У меня в Берлине бывали глупейшие галлюцинации — рвущие душу — я видел тебя на всех углах, и в моем кресле у стола, когда я вечером возвращался домой. Неловко как-то об этом говорить, но ведь ты понимаешь, что не твоя это вина, ты ни при чем, ты не могла иначе поступить… Зато, благодаря тому, что случилось, я нашел какие-то новые слова, стал лучше писать, что ли, и это «писание» — единственное, что мне теперь дорого и важно… А вот письмо не выходит… Как-никак всего я сказать тебе не могу и оттого спотыкаюсь, теряюсь…
Когда получишь — удивишься, сдвинешь брови… Покажешь Татьяне… Попробуешь, может быть, ответить — и ничего у тебя тоже не выйдет… Все равно… Одно ясно. Я никогда не думал, что можно так чувствовать. Где бы я не был за последнее время, в Дрездене, Страсбурге, Лионе, Ницце, — чувствовал я все то же. В июле я отсюда уезжаю в Бискру (это маленький город вроде оазиса в Северной Африке) и если найду на земном шаре такое место где тебя, тени твоей не будет, то поселюсь там навсегда… Глупо звучит, романтически… Но есть вещи, которые всегда звучат глупо. Ну, спокойной ночи, моя дорогая Свет, моя хорошая… Ты сейчас бы не узнала меня: ничем я с виду не отличаюсь от своих товарищей, итальянских рабочих, кот<орые> так ругаются, что бедного Бобо запугали бы, наверное, до смерти. Что ты делаешь сейчас! О чем говоришь вечерами? Напишешь ли мне? Ведь пойми же: объяснять ничего не нужно… То, что случилось, случается часто… Вся поэзия построена на этом.
Я устал, рука болит… Прощай, Свет… Не то, не то я написал тебе, совсем не то… Но пускай… Прости мне и письмо и любовь, и только не называй это «приставанием» — понимаешь?
Я думаю — я еще когда-нибудь встречу тебя… Странные бывают мысли…
В.
Публикация и вступительная заметка Е. Белодубровского
I Игорь Золотусский. Путешествие к Набокову. // «Новый мир»,1996, № 12, с. 188. Отец С. Р. Зиверт — Роман Александрович Зиверт, известный в России (в 1920-30 гг. — в эмиграции в Германии, Финляндии и Эстонии) горный инженер-путеец и строитель мостов и портовых сооружений. Похоронен в Таллинне. По матери (рожденной Калашниковой) С. Зиверт — правнучка известной петербургской писательницы и страстной поклонницы Пушкина, автора книги «Вечера на Карповке» — Марии Семеновны Жуковой.

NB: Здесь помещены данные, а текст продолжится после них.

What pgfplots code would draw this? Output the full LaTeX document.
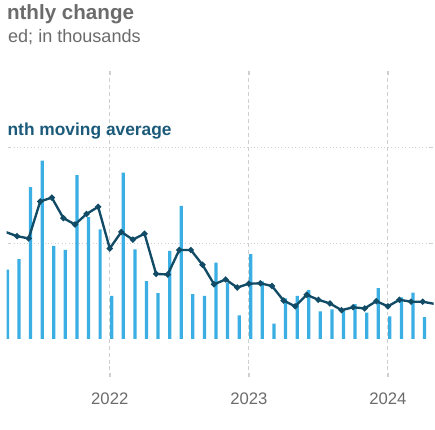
\documentclass[border=0pt]{standalone}
\usepackage{fontspec}
\setmainfont{Liberation Sans}
\usepackage{pgfplots}
\pgfplotsset{compat=1.18}
\definecolor{barblue}{HTML}{3BAFE3}
\definecolor{avgline}{HTML}{124B66}
\definecolor{titlegrey}{HTML}{6B6B6B}
\definecolor{legteal}{HTML}{1B5A7A}
\definecolor{gridgrey}{HTML}{CFCFCF}
\begin{document}
\begin{tikzpicture}
\draw[white, line width=3pt] (0pt,0pt) rectangle (435pt,435pt);
\begin{axis}[
  at={(0pt,52pt)}, anchor=south west,
  scale only axis, width=435pt, height=312.6pt,
  xmin=-8.89, xmax=27.94, ymin=-200, ymax=1400,
  axis line style={draw=white},
  xtick={0,12,24}, xticklabels={2022,2023,2024},
  ytick={500,1000}, yticklabels={},
  tick style={gridgrey},
  xmajorgrids, ymajorgrids,
  x grid style={gridgrey, line width=0.9pt, dash pattern=on 4pt off 3pt},
  y grid style={gridgrey, line width=1pt, dash pattern=on 1pt off 2.5pt},
  xticklabel style={font=\fontsize{17}{20}\selectfont, text=titlegrey, yshift=-12pt},
]
\addplot[ybar, bar width=3.3pt, bar shift=2pt, fill=barblue, draw=none] coordinates {
(-10,830) (-9,362) (-8,416) (-7,792) (-6,930) (-5,485) (-4,464) (-3,855) (-2,635) (-1,572)
(0,224) (1,868) (2,467) (3,302) (4,239) (5,459) (6,694) (7,234) (8,225) (9,398)
(10,293) (11,123) (12,442) (13,300) (14,80) (15,211) (16,225) (17,254) (18,144) (19,154)
(20,147) (21,181) (22,137) (23,265) (24,118) (25,217) (26,242) (27,114) (28,193)
};
\addplot[avgline, line width=2.4pt, mark=*, mark size=1.7pt] coordinates {
(-10,560) (-9,558) (-8,536) (-7,524) (-6,717) (-5,737) (-4,630) (-3,597) (-2,652) (-1,689)
(0,472) (1,558) (2,518) (3,549) (4,339) (5,336) (6,464) (7,464) (8,387) (9,285)
(10,310) (11,268) (12,288) (13,290) (14,276) (15,200) (16,170) (17,230) (18,204) (19,185)
(20,150) (21,165) (22,159) (23,197) (24,170) (25,204) (26,194) (27,194) (28,183)
};
\end{axis}
\node[anchor=base east, inner sep=0pt, text=titlegrey, font=\fontsize{21}{25}\selectfont\bfseries] at (130pt,416.7pt) {nthly change};
\node[anchor=base east, inner sep=0pt, text=titlegrey, font=\fontsize{18.4}{22}\selectfont] at (136.7pt,392.7pt) {ed; in thousands};
\node[anchor=base east, inner sep=0pt, text=legteal, font=\fontsize{17.7}{21}\selectfont\bfseries] at (168.3pt,298.3pt) {nth moving average};
\end{tikzpicture}
\end{document}
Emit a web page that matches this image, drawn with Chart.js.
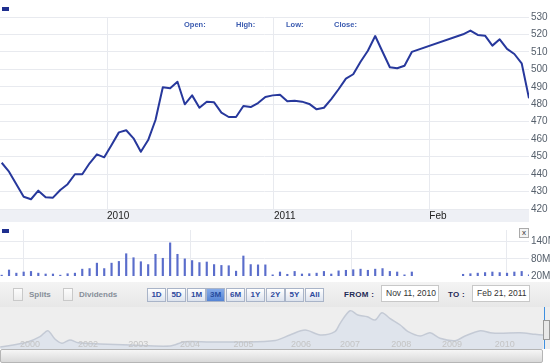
<!DOCTYPE html>
<html>
<head>
<meta charset="utf-8">
<title>Price chart</title>
<script src="https://cdn.jsdelivr.net/npm/chart.js@4.4.1/dist/chart.umd.min.js"></script>
<style>
    html, body { margin: 0; padding: 0; background: #fff; }
    #wrap { position: relative; width: 550px; height: 364px; overflow: hidden; font-family: "Liberation Sans", Arial, sans-serif; }
    #wrap canvas, #wrap div { position: absolute; }
    .legend-key { width: 7px; height: 4px; background: #1f2f8f; left: 2px; }
    .ohlc { top: 20px; font: bold 7.5px "Liberation Sans", Arial, sans-serif; color: #3b5bb0; line-height: 10px; }
    #close-btn { left: 519px; top: 228px; width: 10px; height: 10px; box-sizing: border-box; border: 1px solid #aaa; background: #f4f4f4; font: 8px "Liberation Sans", Arial, sans-serif; line-height: 7px; text-align: center; color: #333; }
    #controls { left: 0; top: 282px; width: 550px; height: 25px; background: linear-gradient(#f4f4f4, #e7e7e7); }
    .cb { top: 6px; width: 10px; height: 13px; box-sizing: border-box; border: 1px solid #c9c9c9; background: linear-gradient(#fdfdfd, #ececec); }
    .lbl { top: 8px; font: bold 8px "Liberation Sans", Arial, sans-serif; color: #878e99; line-height: 10px; }
    .btn { top: 6px; width: 19px; height: 14px; box-sizing: border-box; border: 1px solid #a9b4c8; background: linear-gradient(#ffffff, #dde3ee); font: bold 8px "Liberation Sans", Arial, sans-serif; color: #2e4a9e; line-height: 12px; text-align: center; }
    .btn.on { background: linear-gradient(#86abe8, #5584d4); color: #274c9e; }
    .field-lbl { top: 8px; font: bold 8px "Liberation Sans", Arial, sans-serif; color: #1e2a55; line-height: 10px; letter-spacing: 0.3px; }
    .field { top: 3px; width: 58px; height: 17px; box-sizing: border-box; border: 1px solid #c8c8c8; background: #fff; font: 8.5px "Liberation Sans", Arial, sans-serif; color: #333; line-height: 15px; padding-left: 4px; }
    #nav { left: 0; top: 307px; width: 550px; height: 42px; background: #eeeeee; }
    #scroll { left: 0; top: 349px; width: 543px; height: 14px; box-sizing: border-box; border: 1px solid #b5b5b5; border-radius: 2px; background: linear-gradient(#f6f6f6, #d9d9d9); }
    #handle-line { left: 544px; top: 307px; width: 1px; height: 42px; background: #3d8fe0; }
    #handle-grip { left: 543px; top: 320px; width: 7px; height: 20px; box-sizing: border-box; border: 1px solid #999; background: #e8e8e8; }
</style>
</head>
<body>
<div id="wrap">
    <canvas id="priceChart" width="550" height="222" style="left:0;top:0"></canvas>
    <div class="legend-key" style="top:7px"></div>
    <div class="ohlc" style="left:184px">Open:</div>
    <div class="ohlc" style="left:236px">High:</div>
    <div class="ohlc" style="left:286px">Low:</div>
    <div class="ohlc" style="left:334px">Close:</div>

    <canvas id="volumeChart" width="550" height="62" style="left:0;top:222px"></canvas>
    <div class="legend-key" style="top:229px"></div>
    <div id="close-btn">x</div>

    <div id="controls">
        <div class="cb" style="left:13px"></div>
        <div class="lbl" style="left:29px">Splits</div>
        <div class="cb" style="left:63px"></div>
        <div class="lbl" style="left:79px">Dividends</div>
        <div class="btn" style="left:147px">1D</div>
        <div class="btn" style="left:167px">5D</div>
        <div class="btn" style="left:187px">1M</div>
        <div class="btn on" style="left:206px">3M</div>
        <div class="btn" style="left:226px">6M</div>
        <div class="btn" style="left:246px">1Y</div>
        <div class="btn" style="left:266px">2Y</div>
        <div class="btn" style="left:285px">5Y</div>
        <div class="btn" style="left:305px">All</div>
        <div class="field-lbl" style="left:344px">FROM :</div>
        <div class="field" style="left:381px">Nov 11, 2010</div>
        <div class="field-lbl" style="left:448px">TO :</div>
        <div class="field" style="left:472px">Feb 21, 2011</div>
    </div>

    <div id="nav"><canvas id="navChart" width="543" height="42" style="left:0;top:0"></canvas></div>
    <div id="scroll"></div>
    <div id="handle-line"></div>
    <div id="handle-grip"></div>
</div>

<script>
// Trading-session index (0 = Nov 11, 2010) and closing price
const priceDays = [0, 1, 3, 4, 5, 6, 7, 8, 9, 10, 11, 12, 13, 14, 15, 16, 17, 18, 19, 20,
    21, 22, 23, 24, 25, 26, 27, 28, 29, 30, 31, 32, 33, 34, 35, 36, 37, 38, 39, 40,
    41, 42, 43, 44, 45, 46, 47, 48, 49, 50, 51, 52, 53, 54, 55, 56,
    63, 64, 65, 66, 67, 68, 69, 70, 71, 72];
const closes = [446.5, 441.4, 427.0, 425.6, 430.5, 426.7, 426.5, 430.9, 434.2, 439.9,
    439.9, 446.2, 451.3, 449.6, 456.7, 463.9, 465.1, 460.5, 452.8, 459.5,
    471.0, 489.7, 489.2, 492.9, 480.0, 485.1, 478.0, 481.5, 481.1, 475.2,
    472.7, 472.7, 479.0, 478.4, 480.7, 484.2, 485.1, 485.5, 481.7, 482.0,
    481.5, 480.2, 477.1, 478.0, 483.0, 488.6, 494.7, 497.2, 504.4, 510.7,
    519.1, 510.1, 501.2, 500.6, 502.1, 510.0,
    520.1, 522.2, 519.7, 519.3, 513.6, 517.2, 511.7, 508.8, 503.5, 483.4];

// Volume in millions
const volumeDays = [0, 1, 2, 3, 4, 5, 6, 7, 8, 9, 10, 11, 12, 13, 14, 15, 16, 17, 18, 19,
    20, 21, 22, 23, 24, 25, 26, 27, 28, 29, 30, 31, 32, 33, 34, 35, 36, 37, 38, 39,
    40, 41, 42, 43, 44, 45, 46, 47, 48, 49, 50, 51, 52, 53, 54, 55, 56,
    63, 64, 65, 66, 67, 68, 69, 70, 71, 72];
const volumes = [23, 41, 30, 34, 36, 30, 27, 27, 23, 28, 30, 44, 46, 65, 46, 65, 71, 98, 84, 70,
    60, 96, 82, 136, 96, 80, 74, 67, 69, 60, 57, 56, 37, 90, 60, 59, 59, 24, 34, 26,
    36, 27, 28, 30, 36, 27, 38, 40, 42, 44, 40, 44, 46, 36, 34, 24, 34,
    26, 28, 30, 32, 34, 32, 30, 34, 36, 24];

// Axis ticks
const priceTickDays = [14.38, 37.18, 58.39];
const priceTickLabels = ['2010', '2011', 'Feb'];
const volumeTicks = [20, 80, 140];
const volumeTickLabels = ['20M', '80M', '140M'];

// Long-range navigator (decimal year, price)
const navYears = [2000.36, 2000.87, 2001.12, 2001.27, 2001.41, 2001.54, 2001.69, 2001.85, 2002.27, 2002.84,
    2003.61, 2003.89, 2004.37, 2004.95, 2005.62, 2005.90, 2006.19, 2006.48, 2006.76, 2006.86,
    2007.05, 2007.20, 2007.38, 2007.53, 2007.66, 2007.81, 2008.01, 2008.16, 2008.39, 2008.58,
    2008.77, 2009.06, 2009.25, 2009.54, 2009.73, 2009.92, 2010.30, 2010.59, 2010.74];
const navPrices = [71, 239, 439, 653, 346, 204, 321, 225, 179, 143,
    107, 261, 250, 250, 303, 500, 678, 500, 618, 917,
    1367, 1214, 1153, 1035, 1296, 1096, 857, 618, 464, 582,
    382, 296, 464, 653, 582, 561, 582, 525, 500];
const navTickYears = [2000.93, 2002.04, 2003.0, 2003.99, 2005.01, 2006.11, 2007.05, 2008.03, 2009.0, 2010.01];
const navTickLabels = ['2000', '2002', '2003', '2004', '2005', '2006', '2007', '2008', '2009', '2010'];

const GRID = '#e8eaef';
const AXIS_TEXT = '#56606c';

// Grey band behind the date labels
const dateBand = {
    id: 'dateBand',
    beforeDraw(chart) {
        const { ctx, chartArea } = chart;
        ctx.save();
        ctx.fillStyle = '#eef0f5';
        ctx.fillRect(0, chartArea.bottom, chartArea.right, chart.height - chartArea.bottom);
        ctx.restore();
    }
};

// Year labels drawn inside the navigator, over the area
const navYearLabels = {
    id: 'navYearLabels',
    afterDatasetsDraw(chart) {
        const { ctx, chartArea, scales } = chart;
        ctx.save();
        ctx.fillStyle = '#c4c4c4';
        ctx.font = "9px 'Liberation Sans', Arial, sans-serif";
        ctx.textAlign = 'center';
        ctx.textBaseline = 'middle';
        navTickYears.forEach((t, i) => {
            ctx.fillText(navTickLabels[i], scales.x.getPixelForValue(t), chartArea.bottom - 4);
        });
        ctx.restore();
    }
};

document.addEventListener('DOMContentLoaded', function() {
    initializePriceChart();
    initializeVolumeChart();
    initializeNavigator();
});

function initializePriceChart() {
    const ctx = document.getElementById('priceChart');
    new Chart(ctx, {
        type: 'line',
        data: {
            datasets: [{
                data: priceDays.map((d, i) => ({ x: d, y: closes[i] })),
                borderColor: '#27389c',
                borderWidth: 2,
                pointRadius: 0,
                tension: 0,
                borderJoinStyle: 'round'
            }]
        },
        options: {
            responsive: false,
            animation: false,
            layout: { padding: { top: 17, left: 0, right: 0, bottom: 0 } },
            plugins: { legend: { display: false }, tooltip: { enabled: false } },
            scales: {
                x: {
                    type: 'linear',
                    min: -0.232,
                    max: 72,
                    border: { display: false },
                    grid: { color: GRID, drawTicks: false },
                    afterBuildTicks: function(scale) {
                        scale.ticks = priceTickDays.map(v => ({ value: v }));
                    },
                    afterFit: function(scale) { scale.height = 13; },
                    ticks: {
                        align: 'start',
                        padding: 1.5,
                        autoSkip: false,
                        maxRotation: 0,
                        color: '#222',
                        font: { family: "'Liberation Sans', Arial, sans-serif", size: 10 },
                        callback: function(value, index) { return priceTickLabels[index]; }
                    }
                },
                y: {
                    position: 'right',
                    min: 420,
                    max: 530,
                    border: { display: false },
                    grid: { color: GRID, drawTicks: false },
                    afterFit: function(scale) { scale.width = 21; },
                    ticks: {
                        stepSize: 10,
                        padding: 2,
                        color: AXIS_TEXT,
                        font: { family: "'Liberation Sans', Arial, sans-serif", size: 10 }
                    }
                }
            }
        },
        plugins: [dateBand]
    });
}

function initializeVolumeChart() {
    const ctx = document.getElementById('volumeChart');
    new Chart(ctx, {
        type: 'bar',
        data: {
            datasets: [{
                data: volumeDays.map((d, i) => ({ x: d, y: volumes[i] })),
                backgroundColor: '#5a6dcb',
                barThickness: 1.5
            }]
        },
        options: {
            responsive: false,
            animation: false,
            layout: { padding: { top: 5, left: 0, right: 0, bottom: 6 } },
            plugins: { legend: { display: false }, tooltip: { enabled: false } },
            scales: {
                x: {
                    type: 'linear',
                    min: -0.232,
                    max: 72,
                    offset: false,
                    border: { display: false },
                    grid: { color: GRID, drawTicks: false },
                    afterBuildTicks: function(scale) {
                        scale.ticks = priceTickDays.map(v => ({ value: v }));
                    },
                    afterFit: function(scale) { scale.height = 0; },
                    ticks: { display: false }
                },
                y: {
                    position: 'right',
                    min: 20,
                    max: 181,
                    border: { display: false },
                    grid: {
                        drawTicks: false,
                        color: function(c) { return c.tick && c.tick.value === 20 ? 'rgba(0,0,0,0)' : GRID; }
                    },
                    afterBuildTicks: function(scale) {
                        scale.ticks = volumeTicks.map(v => ({ value: v }));
                    },
                    afterFit: function(scale) { scale.width = 21; },
                    ticks: {
                        padding: 2,
                        color: AXIS_TEXT,
                        font: { family: "'Liberation Sans', Arial, sans-serif", size: 10 },
                        callback: function(value, index) { return volumeTickLabels[index]; }
                    }
                }
            }
        }
    });
}

function initializeNavigator() {
    const ctx = document.getElementById('navChart');
    new Chart(ctx, {
        type: 'line',
        data: {
            datasets: [{
                data: navYears.map((t, i) => ({ x: t, y: navPrices[i] })),
                borderColor: '#c4cad5',
                backgroundColor: '#dfe4ec',
                borderWidth: 1.5,
                fill: 'origin',
                pointRadius: 0,
                tension: 0.3
            }]
        },
        options: {
            responsive: false,
            animation: false,
            layout: { padding: 0 },
            plugins: { legend: { display: false }, tooltip: { enabled: false } },
            scales: {
                x: { type: 'linear', display: false, min: 2000.355, max: 2010.74 },
                y: { display: false, min: 0, max: 1500 }
            }
        },
        plugins: [navYearLabels]
    });
}
</script>
</body>
</html>
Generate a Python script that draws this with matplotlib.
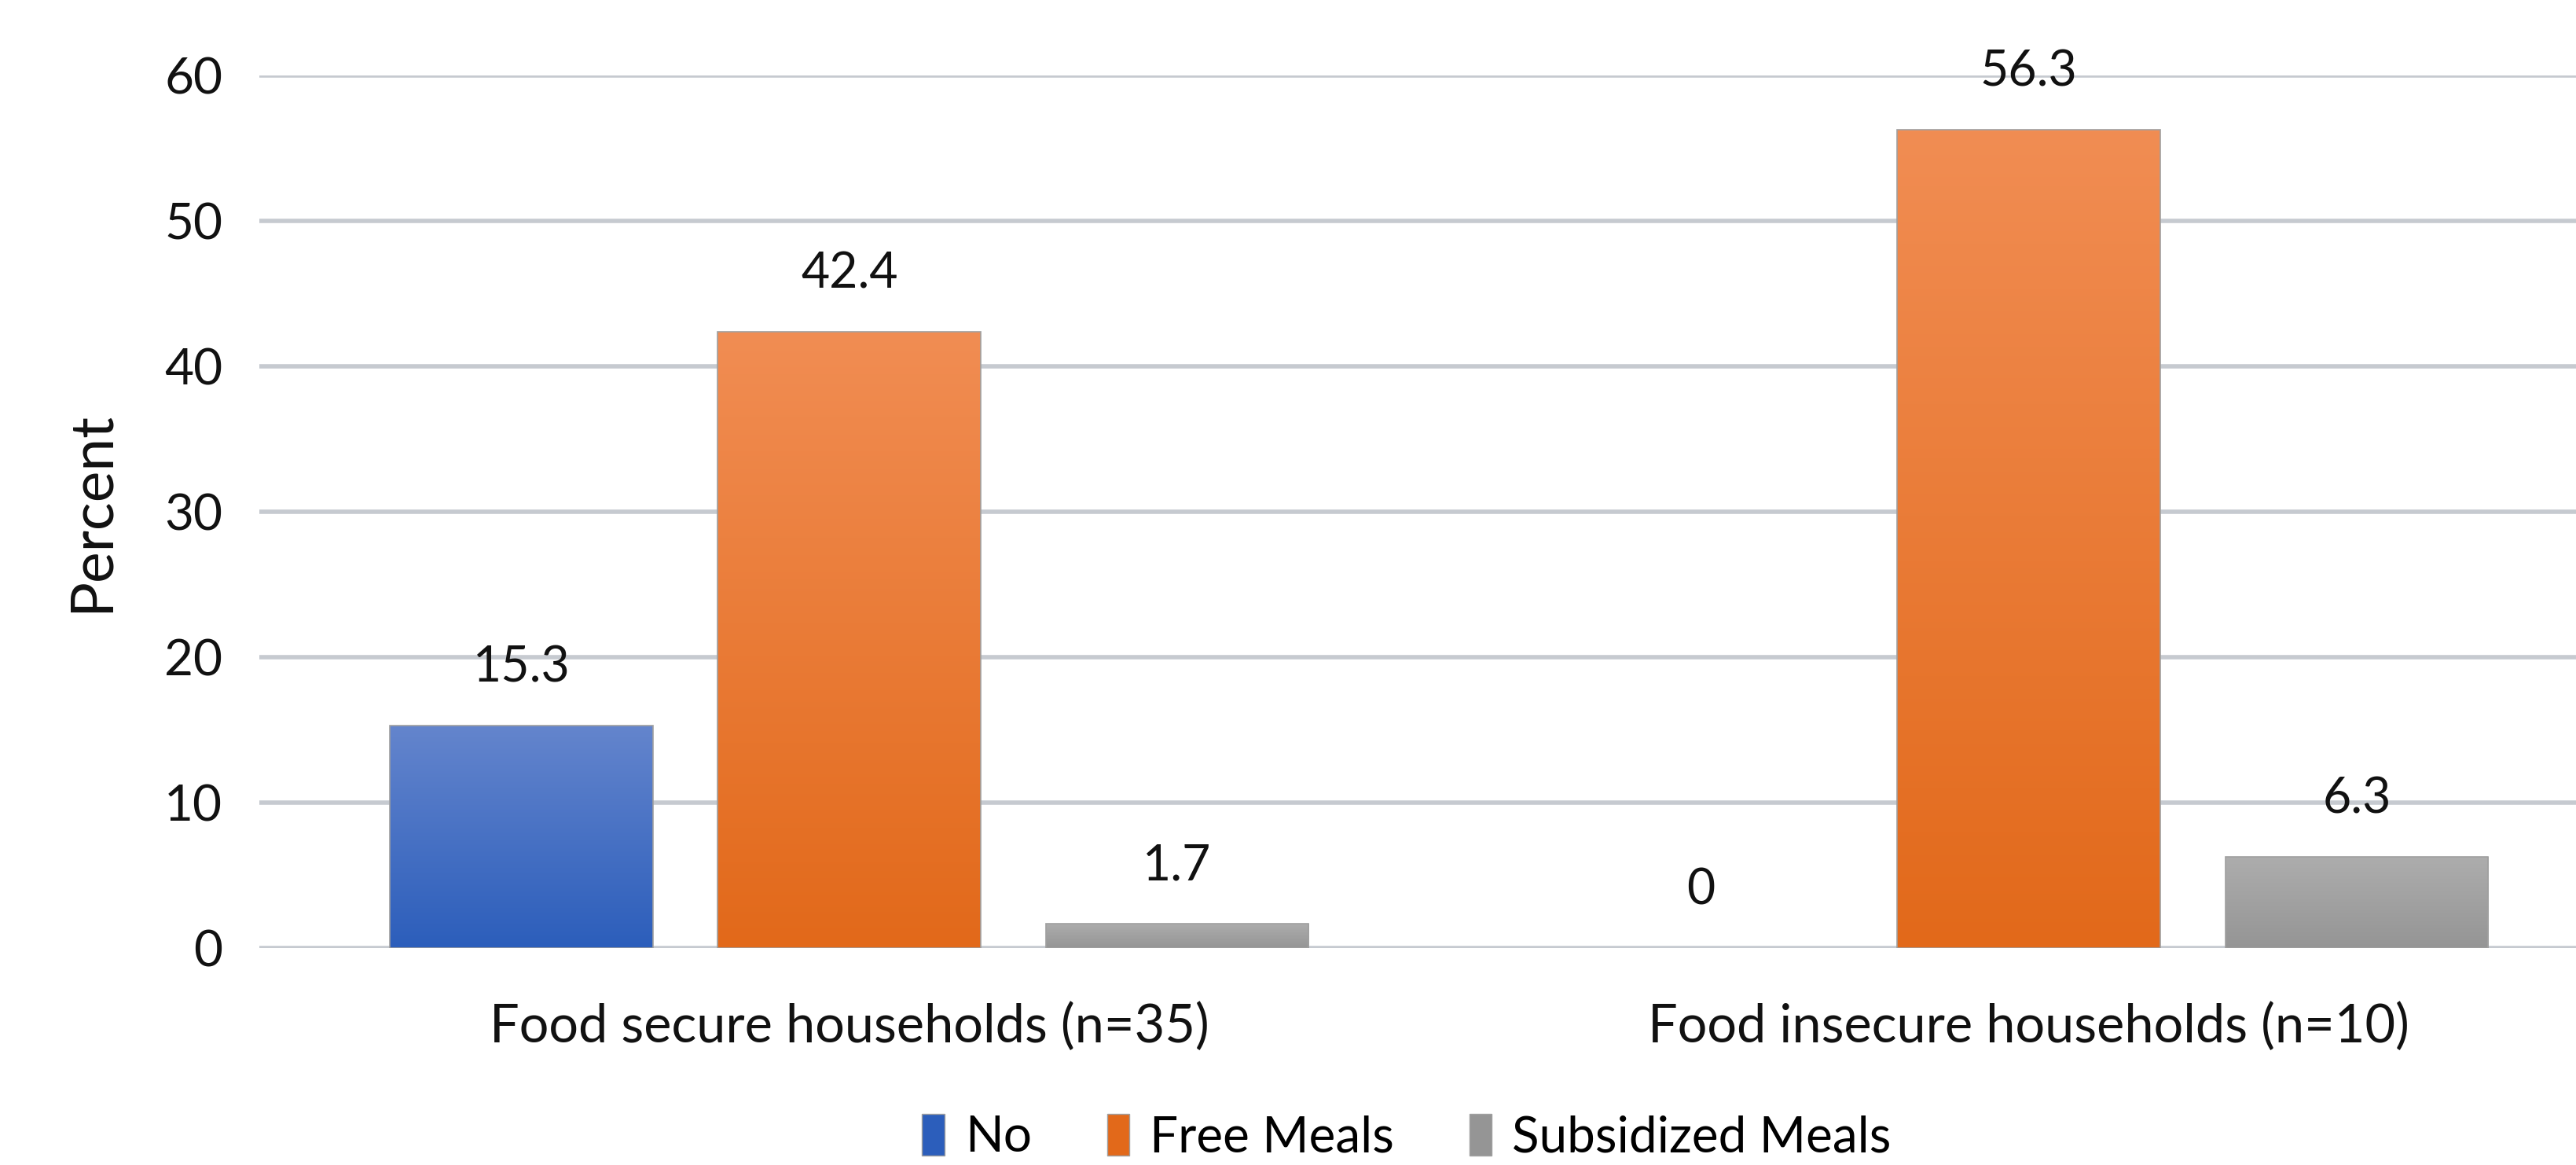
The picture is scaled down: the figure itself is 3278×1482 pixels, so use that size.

II Свидетельством тому письмо С. Зиверт к о. Иоанну (Шаховскому) от 1 апреля 1983 г., любезно предоставленное мне Д. Бартоном Джонсоном: «<…> прошу Вас помочь мне доставить прилагаемое письмо профессору Джонсону… <…> Он просил меня дать сведения о молодом Набокове в Берлине, который бывал в нашем доме почти каждый день в те времена. <…> Обещала также этому профессору прислать адрес моего двоюродного брата Михаила Калашникова, с которым Набоков учился и дружил в Кембридже. <…>».
III] К письму приложен следующий текст З. Шаховской: «…копия письма Вл. Набокова невесте, с которой он разошелся по настоянию ее родителей. Имя невесты — Светлана Х, дочь русского генерала, жившего в 20-х годах в Берлине. Светлане было тогда 17 лет. Впоследствии она вышла замуж за русского эмигранта, с которым я в молодости встречалась, Андро де Ланжерон<а>, и жила в эмиграции в Бельгии, в Льеже. Она бывала после войны у моей матери в Брюсселе. И я с ней познакомилась в 1946 году. Сохраненное ею письмо к ней 23-х летнего Набокова Светлана дала переписать моей матери. Жизнь ее видимо была несчастной, и она как будто сожалела, что родители не хотели ее брака с В.».